Exercise description: Search the material below for the string "this" and extract each line that has it.

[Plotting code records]
-- Begin --

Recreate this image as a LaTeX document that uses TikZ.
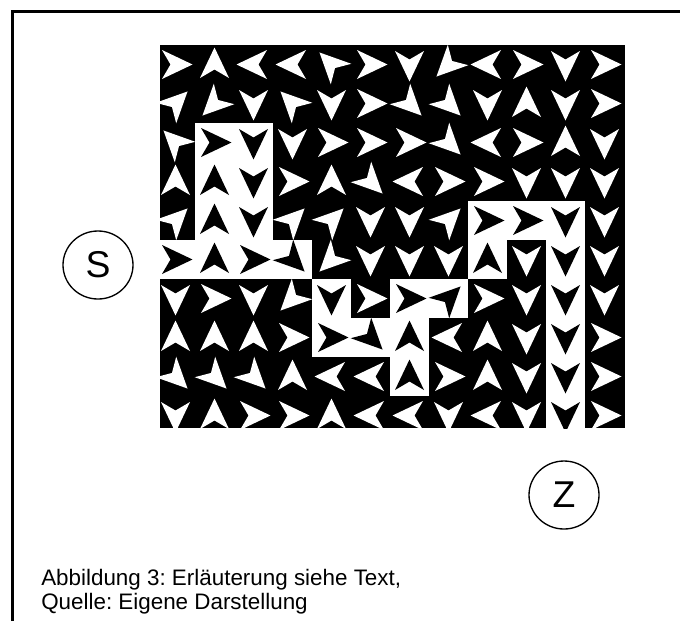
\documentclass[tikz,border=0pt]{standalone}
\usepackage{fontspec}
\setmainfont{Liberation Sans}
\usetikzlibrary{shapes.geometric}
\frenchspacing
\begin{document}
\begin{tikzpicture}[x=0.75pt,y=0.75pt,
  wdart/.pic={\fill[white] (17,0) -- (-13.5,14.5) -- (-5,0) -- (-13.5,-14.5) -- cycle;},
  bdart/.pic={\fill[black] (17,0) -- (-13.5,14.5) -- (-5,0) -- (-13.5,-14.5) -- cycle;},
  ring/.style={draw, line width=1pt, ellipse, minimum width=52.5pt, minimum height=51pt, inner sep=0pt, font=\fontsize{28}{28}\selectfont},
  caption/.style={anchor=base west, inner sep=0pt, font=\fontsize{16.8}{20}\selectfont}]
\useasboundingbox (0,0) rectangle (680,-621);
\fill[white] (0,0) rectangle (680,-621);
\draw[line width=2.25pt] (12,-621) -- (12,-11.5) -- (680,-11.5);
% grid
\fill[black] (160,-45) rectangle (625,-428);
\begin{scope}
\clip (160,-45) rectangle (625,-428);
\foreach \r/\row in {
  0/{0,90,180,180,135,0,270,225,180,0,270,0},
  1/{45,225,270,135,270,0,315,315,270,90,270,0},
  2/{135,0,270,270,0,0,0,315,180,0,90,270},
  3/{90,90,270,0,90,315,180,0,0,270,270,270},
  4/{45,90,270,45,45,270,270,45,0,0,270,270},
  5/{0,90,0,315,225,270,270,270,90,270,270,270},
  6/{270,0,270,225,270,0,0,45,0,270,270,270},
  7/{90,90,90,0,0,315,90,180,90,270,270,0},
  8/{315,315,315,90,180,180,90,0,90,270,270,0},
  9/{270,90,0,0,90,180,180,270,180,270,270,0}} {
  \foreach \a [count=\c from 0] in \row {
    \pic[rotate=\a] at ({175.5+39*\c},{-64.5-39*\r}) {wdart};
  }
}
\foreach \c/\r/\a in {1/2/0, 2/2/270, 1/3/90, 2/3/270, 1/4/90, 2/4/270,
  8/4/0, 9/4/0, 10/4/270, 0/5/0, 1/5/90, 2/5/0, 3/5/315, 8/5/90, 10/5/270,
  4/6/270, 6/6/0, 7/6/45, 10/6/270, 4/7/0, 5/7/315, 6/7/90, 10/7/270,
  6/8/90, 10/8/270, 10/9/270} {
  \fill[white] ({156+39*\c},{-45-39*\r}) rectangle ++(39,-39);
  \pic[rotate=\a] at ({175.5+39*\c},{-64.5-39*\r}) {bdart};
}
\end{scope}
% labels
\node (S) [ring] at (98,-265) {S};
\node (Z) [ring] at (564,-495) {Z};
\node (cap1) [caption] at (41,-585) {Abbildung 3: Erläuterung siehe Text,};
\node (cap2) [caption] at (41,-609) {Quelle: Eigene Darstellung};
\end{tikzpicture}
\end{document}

-- End --
-- Begin --

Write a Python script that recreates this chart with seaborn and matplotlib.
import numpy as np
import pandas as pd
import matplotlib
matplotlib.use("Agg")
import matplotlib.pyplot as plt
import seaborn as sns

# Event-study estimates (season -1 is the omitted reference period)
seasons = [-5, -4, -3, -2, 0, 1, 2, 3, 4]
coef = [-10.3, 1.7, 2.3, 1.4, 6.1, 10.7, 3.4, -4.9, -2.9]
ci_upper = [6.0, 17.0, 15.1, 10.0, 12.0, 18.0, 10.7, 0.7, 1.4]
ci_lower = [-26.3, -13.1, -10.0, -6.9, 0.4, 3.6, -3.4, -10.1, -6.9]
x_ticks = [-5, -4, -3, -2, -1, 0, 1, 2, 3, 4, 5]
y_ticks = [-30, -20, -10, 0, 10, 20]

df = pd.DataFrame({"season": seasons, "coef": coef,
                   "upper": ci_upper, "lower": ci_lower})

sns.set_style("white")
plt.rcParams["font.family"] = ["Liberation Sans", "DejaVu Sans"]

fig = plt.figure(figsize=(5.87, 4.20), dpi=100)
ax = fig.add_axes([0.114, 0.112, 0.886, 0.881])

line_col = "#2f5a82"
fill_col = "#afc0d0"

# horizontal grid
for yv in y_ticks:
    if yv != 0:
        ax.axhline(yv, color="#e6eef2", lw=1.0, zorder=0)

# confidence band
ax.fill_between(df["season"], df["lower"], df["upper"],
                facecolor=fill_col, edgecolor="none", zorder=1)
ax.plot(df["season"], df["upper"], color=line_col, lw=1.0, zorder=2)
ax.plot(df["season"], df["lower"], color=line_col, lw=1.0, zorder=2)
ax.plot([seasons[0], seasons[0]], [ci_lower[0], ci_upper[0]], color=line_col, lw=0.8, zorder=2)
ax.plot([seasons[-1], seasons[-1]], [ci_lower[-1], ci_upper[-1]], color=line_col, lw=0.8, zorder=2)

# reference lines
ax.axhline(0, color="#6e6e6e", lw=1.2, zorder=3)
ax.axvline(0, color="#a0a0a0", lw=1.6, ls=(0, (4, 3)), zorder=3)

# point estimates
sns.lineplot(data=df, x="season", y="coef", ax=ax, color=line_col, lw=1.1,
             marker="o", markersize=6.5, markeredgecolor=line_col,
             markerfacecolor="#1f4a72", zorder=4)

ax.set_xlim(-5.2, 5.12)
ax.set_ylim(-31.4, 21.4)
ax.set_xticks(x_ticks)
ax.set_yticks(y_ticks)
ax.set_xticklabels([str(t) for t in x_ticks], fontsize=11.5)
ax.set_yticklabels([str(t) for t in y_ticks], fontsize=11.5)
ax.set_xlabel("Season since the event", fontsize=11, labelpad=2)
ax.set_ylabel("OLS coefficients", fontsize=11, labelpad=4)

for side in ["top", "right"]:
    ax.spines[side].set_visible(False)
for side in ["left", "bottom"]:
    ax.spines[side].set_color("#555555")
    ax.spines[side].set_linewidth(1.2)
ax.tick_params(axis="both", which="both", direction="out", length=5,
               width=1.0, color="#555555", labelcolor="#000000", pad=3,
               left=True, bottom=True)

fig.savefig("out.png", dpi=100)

-- End --

Problem solution:
Recreate this image as a LaTeX document that uses TikZ.
Write a Python script that recreates this chart with seaborn and matplotlib.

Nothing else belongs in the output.